It's a funny coincidence that when Netflix's High Score debuted last week EVORETRO sales have also increased over the weekend. It's also worth noting that a theme of nostalgic documentaries have been taking up our screens recently from documentaries like Michael Jordan's The Last Dance or Tony Hawk's Pretending I am a Superman taking up our streaming screens. Is nostalgia a commodity? Are we living in a nostalgia era? To the right people, it most definitely is or has been for a while now. I for one, love going through Reddit subs like retro gaming and seeing parents sharing their love for their beloved game with their offspring, or men proudly displaying their man cave adorned with a variety of (S)NES GAMES, Atari, Sega, and Nintendos.
Image via Nintendolife.com
Back to Netflix’s recent gaming documentary, Nintendo has taken up most of the 6 part docuseries making an appearance in all 6 episodes. Despite its counterparts, Nintendo has managed to not only stay relevant but to dominate the entertainment system niche. CNBC reports that Sales of the company's popular Nintendo Switch and Switch Lite consoles grew around 167% in Q1 of 2020. With Animal Crossing reportedly now having sold 22.4 million copies, again confirming the impact video games have in our lives.
A big reason for this leap in sales is of course the pandemic but imagine a 10-year old stuck at home for months unleashing his enthusiasm online in these virtual worlds and looking back at it 20 years from now- It’s nostalgia in the making. It is escapism in the most positive sense, an outlet for creativity and the need to interact with like-minded people set in an almost infinite world where people now hold parties, game nights, graduations, and even couples getting married in Animal Crossings just so they can celebrate with friends and family sans social distancing and face masks. Sometimes we just need a safe place to forget the trials and tribulations we are experiencing. Societal norms are shaped by these “crises” and it will be no surprise that in a post-Covid 19-era we would still see these fun virtual gatherings as the norm.

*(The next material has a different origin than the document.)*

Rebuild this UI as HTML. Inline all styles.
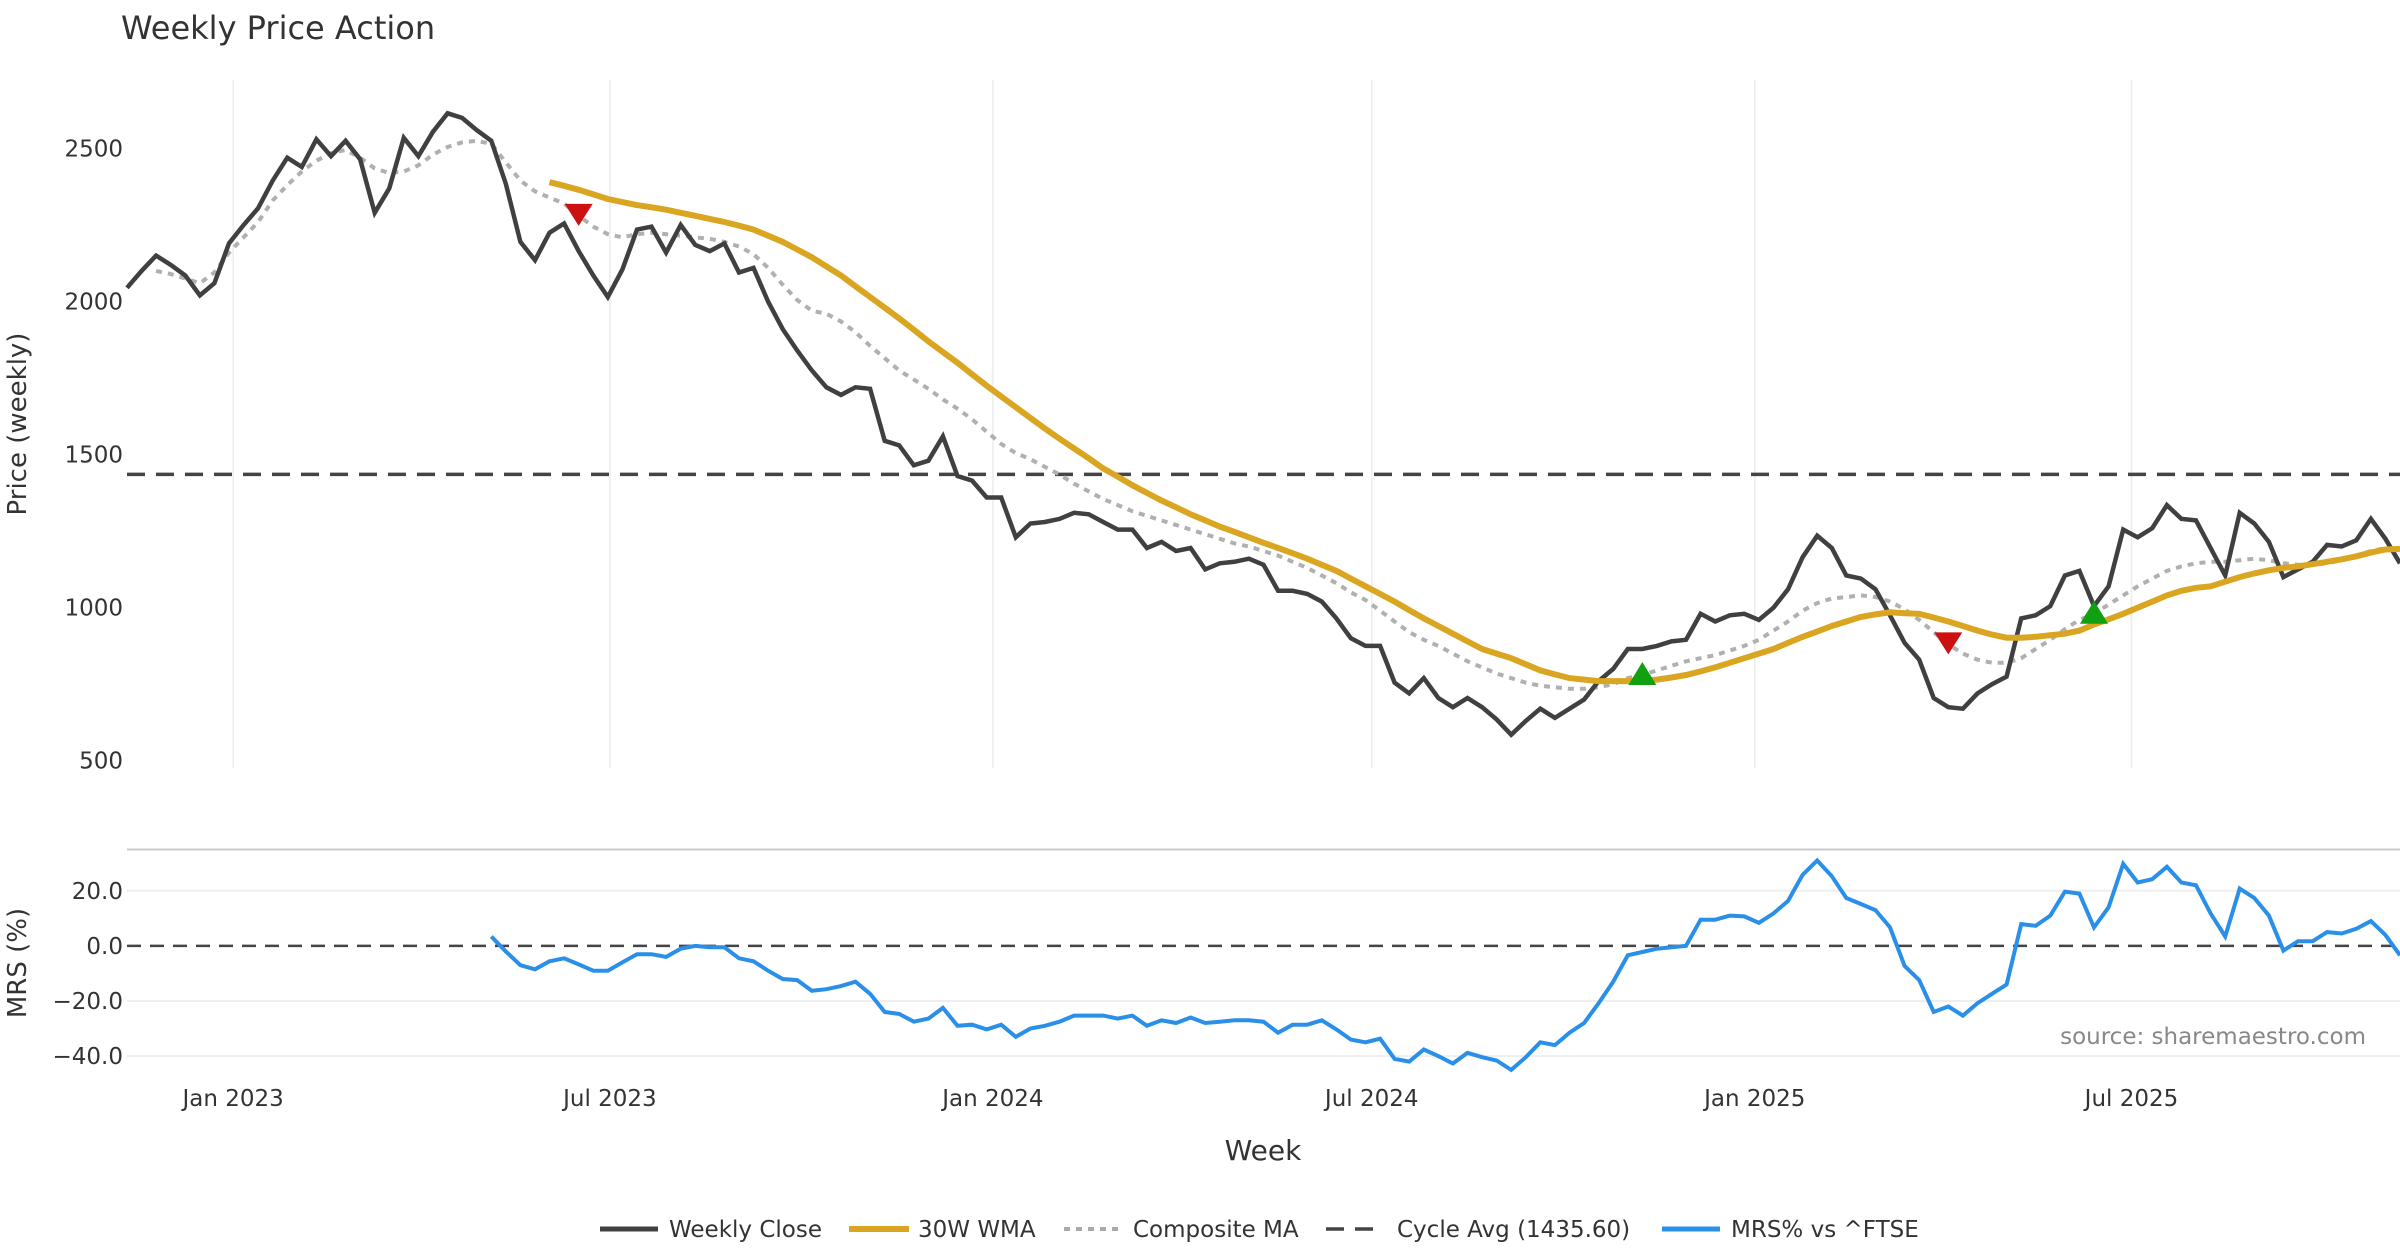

Janna and Stefan, from Maryland, US, walked down the aisle and made vows during the ceremony.
It is impossible to measure the impact video games have nowadays; it is also an understatement to say that anxieties and depression may be momentarily alleviated as the young and young at heart succumb to playing video games indoors. Video games continue to impact our lives in not just a recreational sense but as something that shapes our lifestyle and our culture. The best memories are not marked by dates and time but by moments of where you were and what you were doing no one remembers when they started playing Mortal Kombat but almost every millennial knows what “finish him!” means. As the decades come and go, we’ve taken a gigantic leap from the arcade games to handheld virtual realities. Aren’t you excited and giddy to see what’s to come next?